## [Records for the task]
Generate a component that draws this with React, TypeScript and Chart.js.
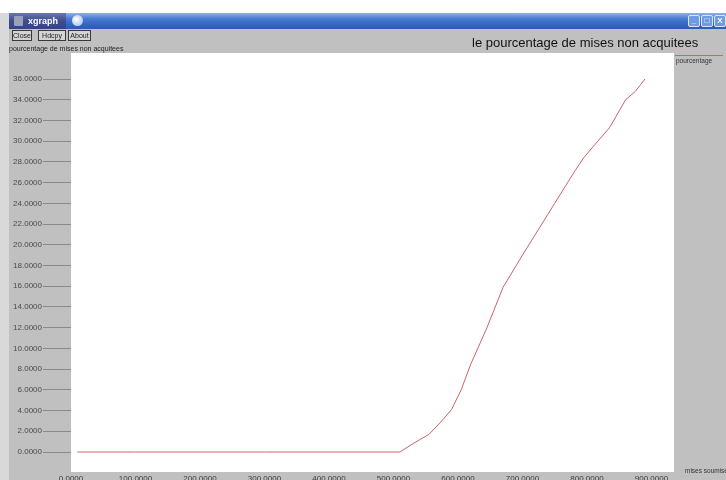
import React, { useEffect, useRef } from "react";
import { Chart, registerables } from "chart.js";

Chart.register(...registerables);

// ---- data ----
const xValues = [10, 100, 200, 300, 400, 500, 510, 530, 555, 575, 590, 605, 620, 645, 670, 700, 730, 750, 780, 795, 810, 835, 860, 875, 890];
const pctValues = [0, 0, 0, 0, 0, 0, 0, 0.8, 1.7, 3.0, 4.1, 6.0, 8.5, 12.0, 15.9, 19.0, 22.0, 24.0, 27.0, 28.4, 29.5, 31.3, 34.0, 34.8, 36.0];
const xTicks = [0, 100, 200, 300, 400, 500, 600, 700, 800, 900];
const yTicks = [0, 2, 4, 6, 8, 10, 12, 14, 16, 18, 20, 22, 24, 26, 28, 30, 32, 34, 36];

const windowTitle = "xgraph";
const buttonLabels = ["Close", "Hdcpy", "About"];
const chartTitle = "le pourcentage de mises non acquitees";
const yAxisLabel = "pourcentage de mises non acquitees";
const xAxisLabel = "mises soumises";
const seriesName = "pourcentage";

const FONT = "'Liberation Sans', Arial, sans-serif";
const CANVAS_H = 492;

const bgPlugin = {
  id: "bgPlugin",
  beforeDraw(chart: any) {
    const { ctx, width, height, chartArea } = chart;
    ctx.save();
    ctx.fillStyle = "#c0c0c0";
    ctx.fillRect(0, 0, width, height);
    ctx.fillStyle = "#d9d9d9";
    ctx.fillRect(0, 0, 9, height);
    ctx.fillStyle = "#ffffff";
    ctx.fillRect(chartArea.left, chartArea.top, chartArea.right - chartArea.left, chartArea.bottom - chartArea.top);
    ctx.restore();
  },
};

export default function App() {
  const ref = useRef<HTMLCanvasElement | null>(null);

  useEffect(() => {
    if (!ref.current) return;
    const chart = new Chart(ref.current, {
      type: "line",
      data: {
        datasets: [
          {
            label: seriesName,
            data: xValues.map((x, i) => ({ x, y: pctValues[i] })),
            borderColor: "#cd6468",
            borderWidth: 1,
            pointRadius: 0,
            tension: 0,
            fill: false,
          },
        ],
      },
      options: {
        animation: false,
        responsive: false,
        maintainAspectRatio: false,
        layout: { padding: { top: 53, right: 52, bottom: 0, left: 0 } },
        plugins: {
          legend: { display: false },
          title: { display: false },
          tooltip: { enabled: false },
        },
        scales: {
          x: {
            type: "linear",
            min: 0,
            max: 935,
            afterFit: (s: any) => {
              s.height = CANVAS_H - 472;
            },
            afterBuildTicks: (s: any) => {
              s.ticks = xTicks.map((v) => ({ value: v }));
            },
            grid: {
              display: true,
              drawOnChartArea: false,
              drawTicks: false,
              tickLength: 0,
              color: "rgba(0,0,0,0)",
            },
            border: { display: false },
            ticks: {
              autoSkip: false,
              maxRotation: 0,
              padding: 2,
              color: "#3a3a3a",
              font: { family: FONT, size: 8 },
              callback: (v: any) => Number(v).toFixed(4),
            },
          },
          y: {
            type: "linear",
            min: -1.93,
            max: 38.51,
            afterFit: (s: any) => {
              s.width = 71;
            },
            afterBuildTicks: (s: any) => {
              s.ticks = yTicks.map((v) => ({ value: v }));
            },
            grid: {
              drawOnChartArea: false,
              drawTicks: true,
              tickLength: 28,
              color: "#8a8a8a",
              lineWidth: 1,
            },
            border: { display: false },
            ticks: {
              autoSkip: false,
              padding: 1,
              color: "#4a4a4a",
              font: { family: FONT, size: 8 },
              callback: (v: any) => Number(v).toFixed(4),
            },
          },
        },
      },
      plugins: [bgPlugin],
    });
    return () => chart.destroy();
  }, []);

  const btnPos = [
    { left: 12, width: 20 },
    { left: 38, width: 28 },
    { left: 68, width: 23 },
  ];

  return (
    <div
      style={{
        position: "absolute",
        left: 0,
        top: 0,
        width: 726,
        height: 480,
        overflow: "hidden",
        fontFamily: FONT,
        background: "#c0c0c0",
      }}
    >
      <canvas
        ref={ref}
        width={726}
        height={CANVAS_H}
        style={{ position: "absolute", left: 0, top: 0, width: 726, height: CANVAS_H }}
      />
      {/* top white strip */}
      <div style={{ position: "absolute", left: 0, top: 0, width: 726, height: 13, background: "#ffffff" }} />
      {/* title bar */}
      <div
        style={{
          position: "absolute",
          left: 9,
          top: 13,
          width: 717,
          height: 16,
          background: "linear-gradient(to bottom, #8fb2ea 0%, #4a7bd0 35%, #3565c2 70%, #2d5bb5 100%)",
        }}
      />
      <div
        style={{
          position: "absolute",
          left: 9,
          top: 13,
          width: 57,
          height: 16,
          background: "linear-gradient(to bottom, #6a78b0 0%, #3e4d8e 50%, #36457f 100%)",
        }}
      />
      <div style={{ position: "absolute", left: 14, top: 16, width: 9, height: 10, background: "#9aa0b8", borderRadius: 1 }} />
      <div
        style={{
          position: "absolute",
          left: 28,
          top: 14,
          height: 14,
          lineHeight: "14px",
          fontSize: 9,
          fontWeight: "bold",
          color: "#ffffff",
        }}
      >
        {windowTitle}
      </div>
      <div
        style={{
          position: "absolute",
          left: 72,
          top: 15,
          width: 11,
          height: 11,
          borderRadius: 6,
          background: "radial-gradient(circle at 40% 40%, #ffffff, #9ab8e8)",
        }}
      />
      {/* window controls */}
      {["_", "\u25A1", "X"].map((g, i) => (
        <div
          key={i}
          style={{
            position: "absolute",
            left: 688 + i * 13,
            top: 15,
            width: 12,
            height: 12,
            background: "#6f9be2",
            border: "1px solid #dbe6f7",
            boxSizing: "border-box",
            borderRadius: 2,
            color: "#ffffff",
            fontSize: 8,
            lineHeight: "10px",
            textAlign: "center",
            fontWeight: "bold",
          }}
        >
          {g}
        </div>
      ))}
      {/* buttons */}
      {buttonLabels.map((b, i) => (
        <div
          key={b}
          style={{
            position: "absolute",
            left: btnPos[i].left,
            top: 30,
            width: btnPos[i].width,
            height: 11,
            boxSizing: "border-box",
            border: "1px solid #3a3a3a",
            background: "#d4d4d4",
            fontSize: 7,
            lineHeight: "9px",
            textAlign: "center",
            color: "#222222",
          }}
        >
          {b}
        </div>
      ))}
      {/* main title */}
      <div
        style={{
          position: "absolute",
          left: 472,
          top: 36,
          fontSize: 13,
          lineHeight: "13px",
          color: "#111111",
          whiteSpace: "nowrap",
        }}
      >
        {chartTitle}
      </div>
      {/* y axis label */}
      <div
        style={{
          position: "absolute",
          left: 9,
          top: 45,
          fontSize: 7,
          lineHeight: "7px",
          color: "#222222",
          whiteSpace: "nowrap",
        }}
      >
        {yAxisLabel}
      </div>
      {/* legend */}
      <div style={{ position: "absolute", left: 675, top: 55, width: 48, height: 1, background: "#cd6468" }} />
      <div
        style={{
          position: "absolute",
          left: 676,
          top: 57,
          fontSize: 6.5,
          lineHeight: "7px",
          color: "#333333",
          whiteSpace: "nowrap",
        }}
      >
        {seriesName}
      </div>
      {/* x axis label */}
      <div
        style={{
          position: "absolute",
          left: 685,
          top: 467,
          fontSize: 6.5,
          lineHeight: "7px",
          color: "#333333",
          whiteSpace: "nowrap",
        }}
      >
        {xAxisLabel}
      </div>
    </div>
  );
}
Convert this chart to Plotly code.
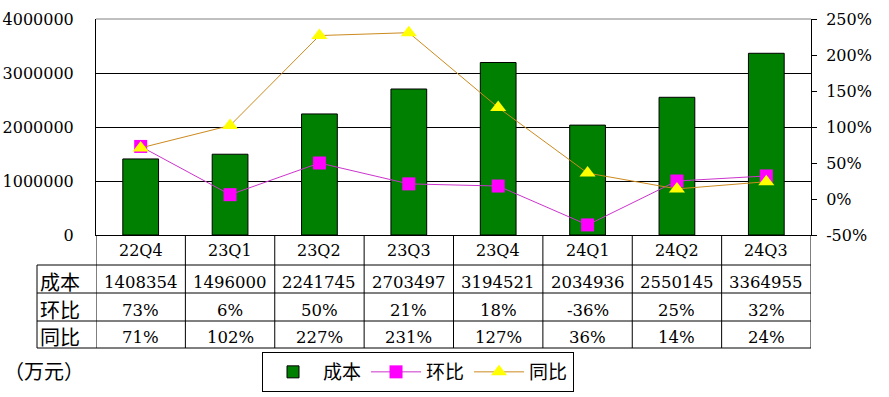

## [Prompt]
Transcribe all entries above exactly. Drop the pictures.

## [Full solution]
Generate a component that draws this with React, TypeScript and Chart.js.
import React, { useEffect, useRef } from "react";
import { Chart, registerables } from "chart.js";

Chart.register(...registerables);

// ---- data ----
const xValues = [10, 100, 200, 300, 400, 500, 510, 530, 555, 575, 590, 605, 620, 645, 670, 700, 730, 750, 780, 795, 810, 835, 860, 875, 890];
const pctValues = [0, 0, 0, 0, 0, 0, 0, 0.8, 1.7, 3.0, 4.1, 6.0, 8.5, 12.0, 15.9, 19.0, 22.0, 24.0, 27.0, 28.4, 29.5, 31.3, 34.0, 34.8, 36.0];
const xTicks = [0, 100, 200, 300, 400, 500, 600, 700, 800, 900];
const yTicks = [0, 2, 4, 6, 8, 10, 12, 14, 16, 18, 20, 22, 24, 26, 28, 30, 32, 34, 36];

const windowTitle = "xgraph";
const buttonLabels = ["Close", "Hdcpy", "About"];
const chartTitle = "le pourcentage de mises non acquitees";
const yAxisLabel = "pourcentage de mises non acquitees";
const xAxisLabel = "mises soumises";
const seriesName = "pourcentage";

const FONT = "'Liberation Sans', Arial, sans-serif";
const CANVAS_H = 492;

const bgPlugin = {
  id: "bgPlugin",
  beforeDraw(chart: any) {
    const { ctx, width, height, chartArea } = chart;
    ctx.save();
    ctx.fillStyle = "#c0c0c0";
    ctx.fillRect(0, 0, width, height);
    ctx.fillStyle = "#d9d9d9";
    ctx.fillRect(0, 0, 9, height);
    ctx.fillStyle = "#ffffff";
    ctx.fillRect(chartArea.left, chartArea.top, chartArea.right - chartArea.left, chartArea.bottom - chartArea.top);
    ctx.restore();
  },
};

export default function App() {
  const ref = useRef<HTMLCanvasElement | null>(null);

  useEffect(() => {
    if (!ref.current) return;
    const chart = new Chart(ref.current, {
      type: "line",
      data: {
        datasets: [
          {
            label: seriesName,
            data: xValues.map((x, i) => ({ x, y: pctValues[i] })),
            borderColor: "#cd6468",
            borderWidth: 1,
            pointRadius: 0,
            tension: 0,
            fill: false,
          },
        ],
      },
      options: {
        animation: false,
        responsive: false,
        maintainAspectRatio: false,
        layout: { padding: { top: 53, right: 52, bottom: 0, left: 0 } },
        plugins: {
          legend: { display: false },
          title: { display: false },
          tooltip: { enabled: false },
        },
        scales: {
          x: {
            type: "linear",
            min: 0,
            max: 935,
            afterFit: (s: any) => {
              s.height = CANVAS_H - 472;
            },
            afterBuildTicks: (s: any) => {
              s.ticks = xTicks.map((v) => ({ value: v }));
            },
            grid: {
              display: true,
              drawOnChartArea: false,
              drawTicks: false,
              tickLength: 0,
              color: "rgba(0,0,0,0)",
            },
            border: { display: false },
            ticks: {
              autoSkip: false,
              maxRotation: 0,
              padding: 2,
              color: "#3a3a3a",
              font: { family: FONT, size: 8 },
              callback: (v: any) => Number(v).toFixed(4),
            },
          },
          y: {
            type: "linear",
            min: -1.93,
            max: 38.51,
            afterFit: (s: any) => {
              s.width = 71;
            },
            afterBuildTicks: (s: any) => {
              s.ticks = yTicks.map((v) => ({ value: v }));
            },
            grid: {
              drawOnChartArea: false,
              drawTicks: true,
              tickLength: 28,
              color: "#8a8a8a",
              lineWidth: 1,
            },
            border: { display: false },
            ticks: {
              autoSkip: false,
              padding: 1,
              color: "#4a4a4a",
              font: { family: FONT, size: 8 },
              callback: (v: any) => Number(v).toFixed(4),
            },
          },
        },
      },
      plugins: [bgPlugin],
    });
    return () => chart.destroy();
  }, []);

  const btnPos = [
    { left: 12, width: 20 },
    { left: 38, width: 28 },
    { left: 68, width: 23 },
  ];

  return (
    <div
      style={{
        position: "absolute",
        left: 0,
        top: 0,
        width: 726,
        height: 480,
        overflow: "hidden",
        fontFamily: FONT,
        background: "#c0c0c0",
      }}
    >
      <canvas
        ref={ref}
        width={726}
        height={CANVAS_H}
        style={{ position: "absolute", left: 0, top: 0, width: 726, height: CANVAS_H }}
      />
      {/* top white strip */}
      <div style={{ position: "absolute", left: 0, top: 0, width: 726, height: 13, background: "#ffffff" }} />
      {/* title bar */}
      <div
        style={{
          position: "absolute",
          left: 9,
          top: 13,
          width: 717,
          height: 16,
          background: "linear-gradient(to bottom, #8fb2ea 0%, #4a7bd0 35%, #3565c2 70%, #2d5bb5 100%)",
        }}
      />
      <div
        style={{
          position: "absolute",
          left: 9,
          top: 13,
          width: 57,
          height: 16,
          background: "linear-gradient(to bottom, #6a78b0 0%, #3e4d8e 50%, #36457f 100%)",
        }}
      />
      <div style={{ position: "absolute", left: 14, top: 16, width: 9, height: 10, background: "#9aa0b8", borderRadius: 1 }} />
      <div
        style={{
          position: "absolute",
          left: 28,
          top: 14,
          height: 14,
          lineHeight: "14px",
          fontSize: 9,
          fontWeight: "bold",
          color: "#ffffff",
        }}
      >
        {windowTitle}
      </div>
      <div
        style={{
          position: "absolute",
          left: 72,
          top: 15,
          width: 11,
          height: 11,
          borderRadius: 6,
          background: "radial-gradient(circle at 40% 40%, #ffffff, #9ab8e8)",
        }}
      />
      {/* window controls */}
      {["_", "\u25A1", "X"].map((g, i) => (
        <div
          key={i}
          style={{
            position: "absolute",
            left: 688 + i * 13,
            top: 15,
            width: 12,
            height: 12,
            background: "#6f9be2",
            border: "1px solid #dbe6f7",
            boxSizing: "border-box",
            borderRadius: 2,
            color: "#ffffff",
            fontSize: 8,
            lineHeight: "10px",
            textAlign: "center",
            fontWeight: "bold",
          }}
        >
          {g}
        </div>
      ))}
      {/* buttons */}
      {buttonLabels.map((b, i) => (
        <div
          key={b}
          style={{
            position: "absolute",
            left: btnPos[i].left,
            top: 30,
            width: btnPos[i].width,
            height: 11,
            boxSizing: "border-box",
            border: "1px solid #3a3a3a",
            background: "#d4d4d4",
            fontSize: 7,
            lineHeight: "9px",
            textAlign: "center",
            color: "#222222",
          }}
        >
          {b}
        </div>
      ))}
      {/* main title */}
      <div
        style={{
          position: "absolute",
          left: 472,
          top: 36,
          fontSize: 13,
          lineHeight: "13px",
          color: "#111111",
          whiteSpace: "nowrap",
        }}
      >
        {chartTitle}
      </div>
      {/* y axis label */}
      <div
        style={{
          position: "absolute",
          left: 9,
          top: 45,
          fontSize: 7,
          lineHeight: "7px",
          color: "#222222",
          whiteSpace: "nowrap",
        }}
      >
        {yAxisLabel}
      </div>
      {/* legend */}
      <div style={{ position: "absolute", left: 675, top: 55, width: 48, height: 1, background: "#cd6468" }} />
      <div
        style={{
          position: "absolute",
          left: 676,
          top: 57,
          fontSize: 6.5,
          lineHeight: "7px",
          color: "#333333",
          whiteSpace: "nowrap",
        }}
      >
        {seriesName}
      </div>
      {/* x axis label */}
      <div
        style={{
          position: "absolute",
          left: 685,
          top: 467,
          fontSize: 6.5,
          lineHeight: "7px",
          color: "#333333",
          whiteSpace: "nowrap",
        }}
      >
        {xAxisLabel}
      </div>
    </div>
  );
}
Convert this chart to Plotly code.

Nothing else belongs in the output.